Given exercise:
Extract everything from the first line through the line with "best_depth = [0.1331]", both ends included, except for any pictures.

Data segment:
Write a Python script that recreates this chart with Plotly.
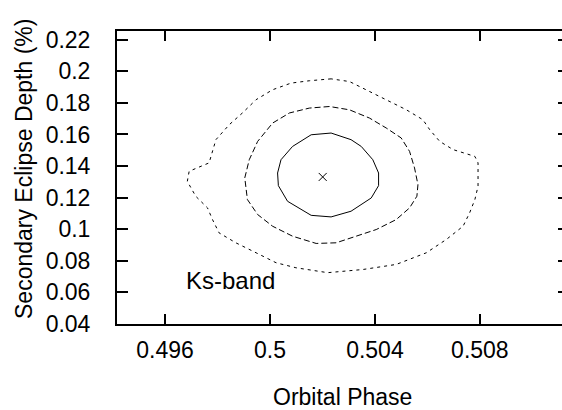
import plotly.graph_objects as go

# Best-fit point
best_phase = [0.50201]
best_depth = [0.1331]

# Inner contour (solid)
c1_phase = [0.50233, 0.50157, 0.50086, 0.50042, 0.50029, 0.50032, 0.50067, 0.50157,
            0.50233, 0.50309, 0.50386, 0.50414, 0.50414, 0.50392, 0.50348, 0.50309, 0.50233]
c1_depth = [0.1609, 0.1598, 0.1524, 0.1440, 0.1356, 0.1276, 0.1177, 0.1088,
            0.1078, 0.1114, 0.1198, 0.1276, 0.1356, 0.1440, 0.1524, 0.1567, 0.1609]

# Middle contour (dashed)
c2_phase = [0.50227, 0.50150, 0.50074, 0.50010, 0.49953, 0.49921, 0.49904, 0.49914,
            0.49953, 0.50010, 0.50086, 0.50176, 0.50252, 0.50329, 0.50405, 0.50481,
            0.50532, 0.50560, 0.50564, 0.50551, 0.50532, 0.50500, 0.50443, 0.50379,
            0.50303, 0.50227]
c2_depth = [0.1777, 0.1767, 0.1736, 0.1672, 0.1556, 0.1440, 0.1325, 0.1188,
            0.1093, 0.1019, 0.0956, 0.0910, 0.0914, 0.0956, 0.0998, 0.1061,
            0.1135, 0.1209, 0.1282, 0.1388, 0.1493, 0.1578, 0.1641, 0.1704,
            0.1756, 0.1777]

# Outer contour (dotted)
c3_phase = [0.50233, 0.50150, 0.50080, 0.50010, 0.49947, 0.49895, 0.49845, 0.49794,
            0.49768, 0.49692, 0.49685, 0.49717, 0.49762, 0.49781, 0.49806, 0.49870,
            0.49947, 0.50023, 0.50099, 0.50220, 0.50354, 0.50481, 0.50596, 0.50672,
            0.50736, 0.50761, 0.50781, 0.50793, 0.50793, 0.50781, 0.50698, 0.50647,
            0.50609, 0.50583, 0.50520, 0.50443, 0.50354, 0.50303, 0.50233]
c3_depth = [0.1952, 0.1940, 0.1925, 0.1883, 0.1820, 0.1736, 0.1662, 0.1567,
            0.1420, 0.1367, 0.1303, 0.1209, 0.1135, 0.1061, 0.0977, 0.0914,
            0.0851, 0.0788, 0.0756, 0.0725, 0.0745, 0.0777, 0.0851, 0.0935,
            0.1019, 0.1104, 0.1188, 0.1272, 0.1420, 0.1461, 0.1504, 0.1556,
            0.1630, 0.1693, 0.1756, 0.1820, 0.1894, 0.1935, 0.1952]

x_ticks = [0.496, 0.5, 0.504, 0.508]
x_ticklabels = ["0.496", "0.5", "0.504", "0.508"]
y_ticks = [0.04, 0.06, 0.08, 0.1, 0.12, 0.14, 0.16, 0.18, 0.2, 0.22]
y_ticklabels = ["0.04", "0.06", "0.08", "0.1", "0.12", "0.14", "0.16", "0.18", "0.2", "0.22"]

x_range = [0.49417, 0.51113]
y_range = [0.04, 0.2255]

FONT = "Liberation Sans, Arial, sans-serif"
FS = 23

fig = go.Figure()
fig.add_trace(go.Scatter(x=c3_phase, y=c3_depth, mode="lines",
                         line=dict(color="#000", width=1, dash="3px,4px"), hoverinfo="skip"))
fig.add_trace(go.Scatter(x=c2_phase, y=c2_depth, mode="lines",
                         line=dict(color="#000", width=1, dash="6px,3px"), hoverinfo="skip"))
fig.add_trace(go.Scatter(x=c1_phase, y=c1_depth, mode="lines",
                         line=dict(color="#000", width=1), hoverinfo="skip"))
fig.add_trace(go.Scatter(x=best_phase, y=best_depth, mode="markers",
                         marker=dict(symbol="x-thin", size=8, line=dict(color="#000", width=1)),
                         hoverinfo="skip"))
# invisible trace for right-side tick stubs
fig.add_trace(go.Scatter(x=[], y=[], yaxis="y2", showlegend=False))

fig.update_layout(
    width=562, height=410,
    margin=dict(l=117, r=0, t=31, b=86),
    paper_bgcolor="white", plot_bgcolor="white",
    showlegend=False,
    font=dict(family=FONT, size=FS, color="#000"),
    xaxis=dict(range=x_range, tickvals=x_ticks, ticktext=x_ticklabels,
               ticks="inside", ticklen=10, tickwidth=1.5, tickcolor="#000",
               showline=True, linewidth=2, linecolor="#000", mirror="ticks",
               showgrid=False, zeroline=False, ticklabelstandoff=4,
               tickfont=dict(family=FONT, size=FS)),
    yaxis=dict(range=y_range, tickvals=y_ticks, ticktext=y_ticklabels,
               ticks="inside", ticklen=11, tickwidth=1.5, tickcolor="#000",
               showline=True, linewidth=2, linecolor="#000", mirror=False,
               showgrid=False, zeroline=False, ticklabelstandoff=20,
               tickfont=dict(family=FONT, size=FS)),
    yaxis2=dict(range=y_range, tickvals=y_ticks, overlaying="y", side="right", anchor="x",
                ticks="inside", ticklen=4, tickwidth=1.5, tickcolor="#000",
                showticklabels=False, showline=False, showgrid=False, zeroline=False),
    annotations=[
        dict(text="Ks-band", x=0.49673, y=0.0676, xref="x", yref="y",
             xanchor="left", yanchor="middle", showarrow=False,
             font=dict(family=FONT, size=24)),
        dict(text="Orbital Phase", x=(342.5 - 117) / 445, y=(324 - 397) / 293,
             xref="paper", yref="paper", xanchor="center", yanchor="middle",
             showarrow=False, font=dict(family=FONT, size=FS)),
        dict(text="Secondary Eclipse Depth (%)", x=(24 - 117) / 445, y=(324 - 169) / 293,
             xref="paper", yref="paper", xanchor="center", yanchor="middle",
             textangle=-90, showarrow=False, font=dict(family=FONT, size=FS)),
    ],
)

fig.write_html("out.html")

Response for this exercise:
Write a Python script that recreates this chart with Plotly.
import plotly.graph_objects as go

# Best-fit point
best_phase = [0.50201]
best_depth = [0.1331]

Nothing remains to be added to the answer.